Provided material —

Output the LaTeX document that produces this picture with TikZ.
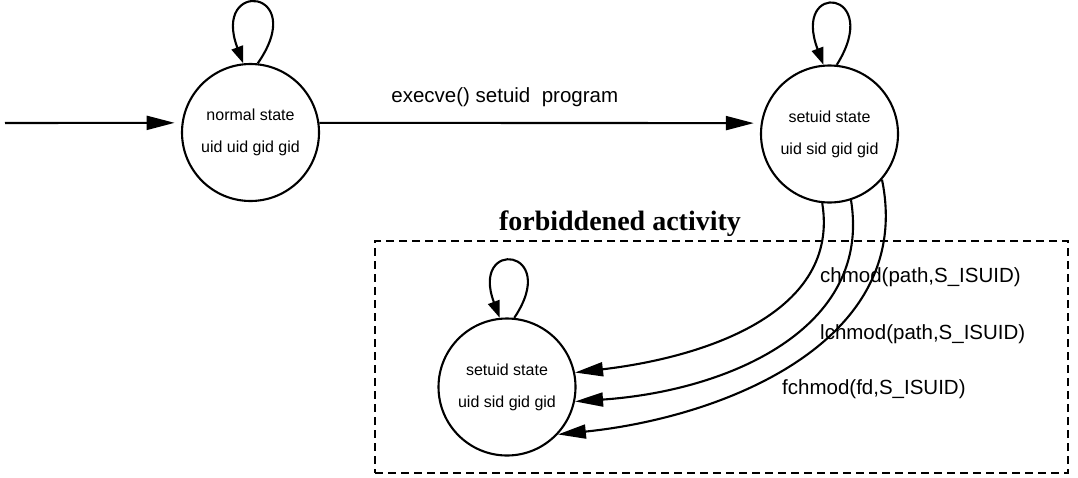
\documentclass[tikz,border=0pt]{standalone}
\usepackage{fontspec}
\setmainfont{Liberation Sans}
\newfontfamily\titlefont{Liberation Serif}
\usetikzlibrary{arrows.meta}
\begin{document}
\begin{tikzpicture}[x=1pt,y=-1pt,
  state/.style={circle,draw,line width=2.1pt,minimum size=137pt,inner sep=0pt,
    align=center,font=\fontsize{16}{32}\selectfont},
  arr/.style={line width=2.1pt,-{Triangle[length=28pt,width=14pt]}},
  looparr/.style={line width=2.1pt,-{Triangle[length=17pt,width=12pt]}},
  lbl/.style={font=\fontsize{20.5}{24}\selectfont,inner sep=0pt},
  zone/.style={draw,line width=2pt,dash pattern=on 8pt off 5pt,
    minimum width=693pt,minimum height=232pt,inner sep=0pt},
  zonetitle/.style={font=\titlefont\bfseries\fontsize{28}{32}\selectfont,inner sep=0pt}
]
\useasboundingbox (0,0) rectangle (1078,477);

% region of forbidden transitions
\node[zone] (box) at (721.5,357) {};
\node[zonetitle,anchor=base] (title) at (620,230) {forbiddened activity};

% states
\node[state] (n) at (250.5,132.5) {normal state\\uid uid gid gid};
\node[state] (s) at (829.5,134) {setuid state\\uid sid gid gid};
\node[state] (b) at (507,387) {setuid state\\uid sid gid gid};

% initial transition
\coordinate (start) at (5,123);
\draw[arr,shorten >=7pt] (start) -- (n.172);

% exec of a setuid program
\draw[arr,shorten >=7pt] (n.8) -- node[lbl,pos=0.42,anchor=base,yshift=20pt] (ex)
  {execve() setuid\ \ program} (s.171);

% self loops
\draw[looparr] (n.84) .. controls +(52,-75) and +(-32,-85) .. (n.96);
\draw[looparr] (s.84) .. controls +(47,-75) and +(-32,-85) .. (s.95);
\draw[looparr] (b.84) .. controls +(47,-70) and +(-30,-80) .. (b.96);

% forbidden mode changes
\draw[arr] (s.-96) .. controls (840,312) and (707,357) .. (b.12);
\draw[arr] (s.-72) .. controls (872,329) and (728,391) .. (b.-12);
\draw[arr] (s.-41) .. controls (915,340) and (727,417) .. (b.-43);

\node[lbl,anchor=base west] (l1) at (820,282) {chmod(path,S\_ISUID)};
\node[lbl,anchor=base west] (l2) at (820,339) {lchmod(path,S\_ISUID)};
\node[lbl,anchor=base west] (l3) at (782,394) {fchmod(fd,S\_ISUID)};
\end{tikzpicture}
\end{document}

Your task — Give every line above again exactly, with no pictures.

Completed task —
Output the LaTeX document that produces this picture with TikZ.
\documentclass[tikz,border=0pt]{standalone}
\usepackage{fontspec}
\setmainfont{Liberation Sans}
\newfontfamily\titlefont{Liberation Serif}
\usetikzlibrary{arrows.meta}
\begin{document}
\begin{tikzpicture}[x=1pt,y=-1pt,
  state/.style={circle,draw,line width=2.1pt,minimum size=137pt,inner sep=0pt,
    align=center,font=\fontsize{16}{32}\selectfont},
  arr/.style={line width=2.1pt,-{Triangle[length=28pt,width=14pt]}},
  looparr/.style={line width=2.1pt,-{Triangle[length=17pt,width=12pt]}},
  lbl/.style={font=\fontsize{20.5}{24}\selectfont,inner sep=0pt},
  zone/.style={draw,line width=2pt,dash pattern=on 8pt off 5pt,
    minimum width=693pt,minimum height=232pt,inner sep=0pt},
  zonetitle/.style={font=\titlefont\bfseries\fontsize{28}{32}\selectfont,inner sep=0pt}
]
\useasboundingbox (0,0) rectangle (1078,477);

% region of forbidden transitions
\node[zone] (box) at (721.5,357) {};
\node[zonetitle,anchor=base] (title) at (620,230) {forbiddened activity};

% states
\node[state] (n) at (250.5,132.5) {normal state\\uid uid gid gid};
\node[state] (s) at (829.5,134) {setuid state\\uid sid gid gid};
\node[state] (b) at (507,387) {setuid state\\uid sid gid gid};

% initial transition
\coordinate (start) at (5,123);
\draw[arr,shorten >=7pt] (start) -- (n.172);

% exec of a setuid program
\draw[arr,shorten >=7pt] (n.8) -- node[lbl,pos=0.42,anchor=base,yshift=20pt] (ex)
  {execve() setuid\ \ program} (s.171);

% self loops
\draw[looparr] (n.84) .. controls +(52,-75) and +(-32,-85) .. (n.96);
\draw[looparr] (s.84) .. controls +(47,-75) and +(-32,-85) .. (s.95);
\draw[looparr] (b.84) .. controls +(47,-70) and +(-30,-80) .. (b.96);

% forbidden mode changes
\draw[arr] (s.-96) .. controls (840,312) and (707,357) .. (b.12);
\draw[arr] (s.-72) .. controls (872,329) and (728,391) .. (b.-12);
\draw[arr] (s.-41) .. controls (915,340) and (727,417) .. (b.-43);

\node[lbl,anchor=base west] (l1) at (820,282) {chmod(path,S\_ISUID)};
\node[lbl,anchor=base west] (l2) at (820,339) {lchmod(path,S\_ISUID)};
\node[lbl,anchor=base west] (l3) at (782,394) {fchmod(fd,S\_ISUID)};
\end{tikzpicture}
\end{document}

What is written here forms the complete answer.